Pour formuler nos recommandations nous nous basons sur le tableau 56 qui classe les mesures de l’accord de 2018 dans la typologie des outils de l’égalité que nous proposons dans le chapitre 2 du présent document, à savoir : les outils liés à la création et à la mise en œuvre de la démarche d’égalité, les outils visant la limitation de l’impact des représentations sociales, les outils visant l’évolution des représentations sociales, les outils aidant à l’équilibre des temps de vie.

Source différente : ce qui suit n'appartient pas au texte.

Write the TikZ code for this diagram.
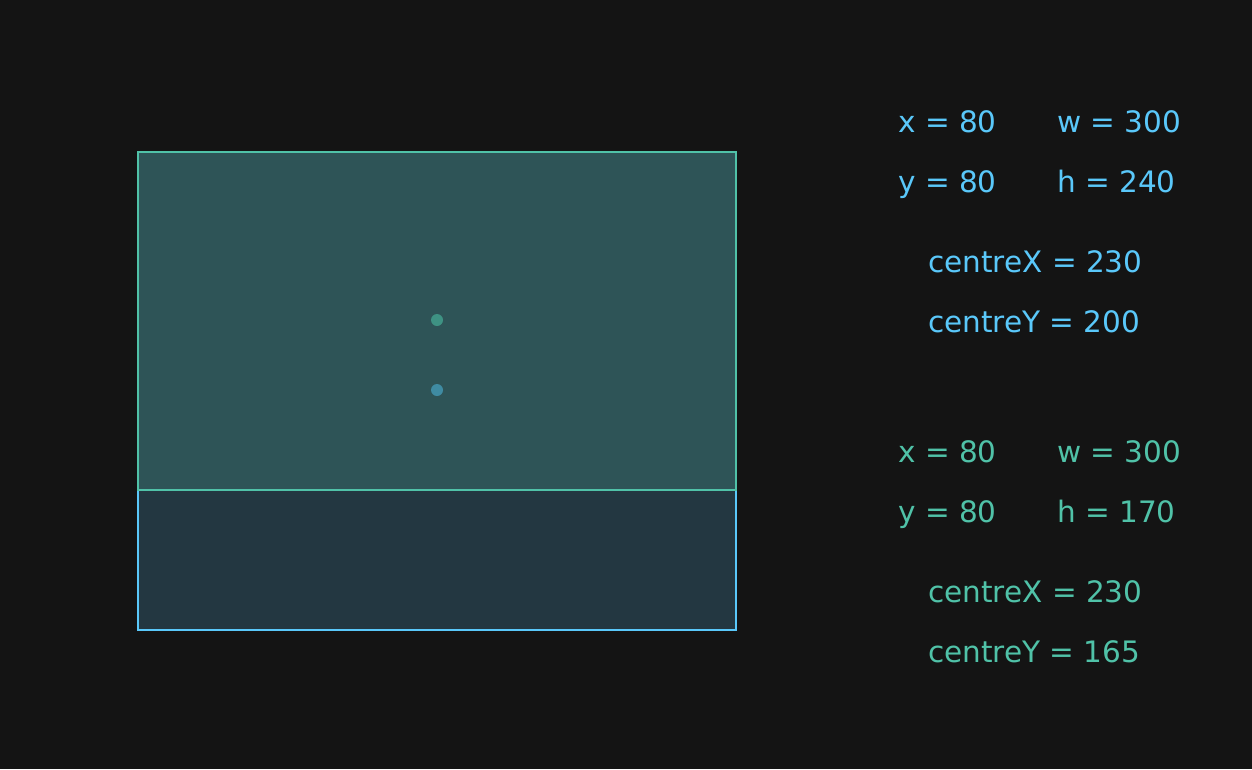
\documentclass[tikz,border=0pt]{standalone}
\usepackage{fontspec}
\setmainfont{DejaVu Sans}
\definecolor{bgc}{HTML}{141414}
\definecolor{bluec}{HTML}{5AC8FA}
\definecolor{greenc}{HTML}{50C2A8}
\definecolor{bluefill}{HTML}{233741}
\definecolor{greenfill}{HTML}{2E5457}
\definecolor{bluedot}{HTML}{3F8BA2}
\definecolor{greendot}{HTML}{3E9283}
\tikzset{
  lbl/.style={anchor=base west, inner sep=0pt, font=\fontsize{29.5}{34}\selectfont},
  bluelbl/.style={lbl, text=bluec},
  greenlbl/.style={lbl, text=greenc}
}
\begin{document}
\begin{tikzpicture}[x=1pt, y=-1pt, line join=miter]
  \fill[bgc] (0,0) rectangle (1252,769);
  \useasboundingbox (0,0) rectangle (1252,769);
  % the two boxes
  \filldraw[fill=bluefill, draw=bluec, line width=2pt] (138,152) rectangle (736,630);
  \filldraw[fill=greenfill, draw=greenc, line width=2pt] (138,152) rectangle (736,490);
  \fill[greendot] (437,320) circle (6);
  \fill[bluedot] (437,390) circle (6);
  % first box values
  \node[bluelbl] (bx) at (898,132) {x = 80};
  \node[bluelbl] (bw) at (1057,132) {w = 300};
  \node[bluelbl] (by) at (898,192) {y = 80};
  \node[bluelbl] (bh) at (1057,192) {h = 240};
  \node[bluelbl] (bcx) at (928,272) {centreX = 230};
  \node[bluelbl] (bcy) at (928,332) {centreY = 200};
  % second box values
  \node[greenlbl] (gx) at (898,462) {x = 80};
  \node[greenlbl] (gw) at (1057,462) {w = 300};
  \node[greenlbl] (gy) at (898,522) {y = 80};
  \node[greenlbl] (gh) at (1057,522) {h = 170};
  \node[greenlbl] (gcx) at (928,602) {centreX = 230};
  \node[greenlbl] (gcy) at (928,662) {centreY = 165};
\end{tikzpicture}
\end{document}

Les outils liés à la création et à la mise en œuvre de la démarche égalité
On retrouve dans cette catégorie les outils liés à la communication des accords et des RSC auprès des commissions locales et nationales de suivi de l’accord et d’égalité. Les mesures liées à l’adaptation des accords en fonction des problématiques incombant aux DRH locales et aux correspondants égalité. Ces derniers, afin d’ancrer la démarche égalité dans leur territoire, doivent trouver des partenariats avec des associations locales. Ceci rendant plus difficile le rétropédalage au niveau de l’engagement envers l’égalité professionnelle (Cornet et Warland, 2008).
Nos préconisations s’agissant de cette catégorie d’outils sont les suivantes :
Pour donner toutes les chances à la démarche égalité d’être effective, un engagement fort et affiché du dirigeant est indispensable. A plusieurs reprises dans nos entretiens, les sujets, dont plusieurs managers, ont déploré le manque de directives claires issues de la direction. Cet engagement doit être largement communiqué notamment par les coordinateurs égalité. Nos résultats montrent qu’il n’existe pas d’homogénéité au niveau de la quotité de temps de travail dédié à l’égalité professionnelle par les coordinateurs qui traitent tous les sujets liés à la diversité. En effet, certains travaillent à temps plein sur ces questions, alors que d’autres n’y travaillent qu’à temps partiel. Il nous semble donc indispensable d’établir une homogénéité au sein de la population des coordinateurs qui au minimum devraient être affectés à mi-temps sur un des sujets de la diversité.
En effet, l’organisation s’engage sur les RPS, l’égalité professionnelle, le handicap, la gestion des séniors et de l’insertion des jeunes. Outre le fait que les questions de RPS n’entrent pas dans le spectre de la gestion de la diversité mais de la santé au travail, nous pensons que les sujets liés à la gestion de la diversité devraient être affectés séparément comme suit : égalité professionnelle, handicap, gestion des séniors/juniors. Ceci va dans le sens des préconisations de Bruna (2013/2, 2016/5) notamment. A première vue, un mi-temps par sujet peut paraître ambitieux, mais avec les préconisations qui suivent au sujet de la mise en place de dispositifs de contrôle des décisions managériales, cette quotité de temps de travail dédiée à l’égalité professionnelle nous semble raisonnable.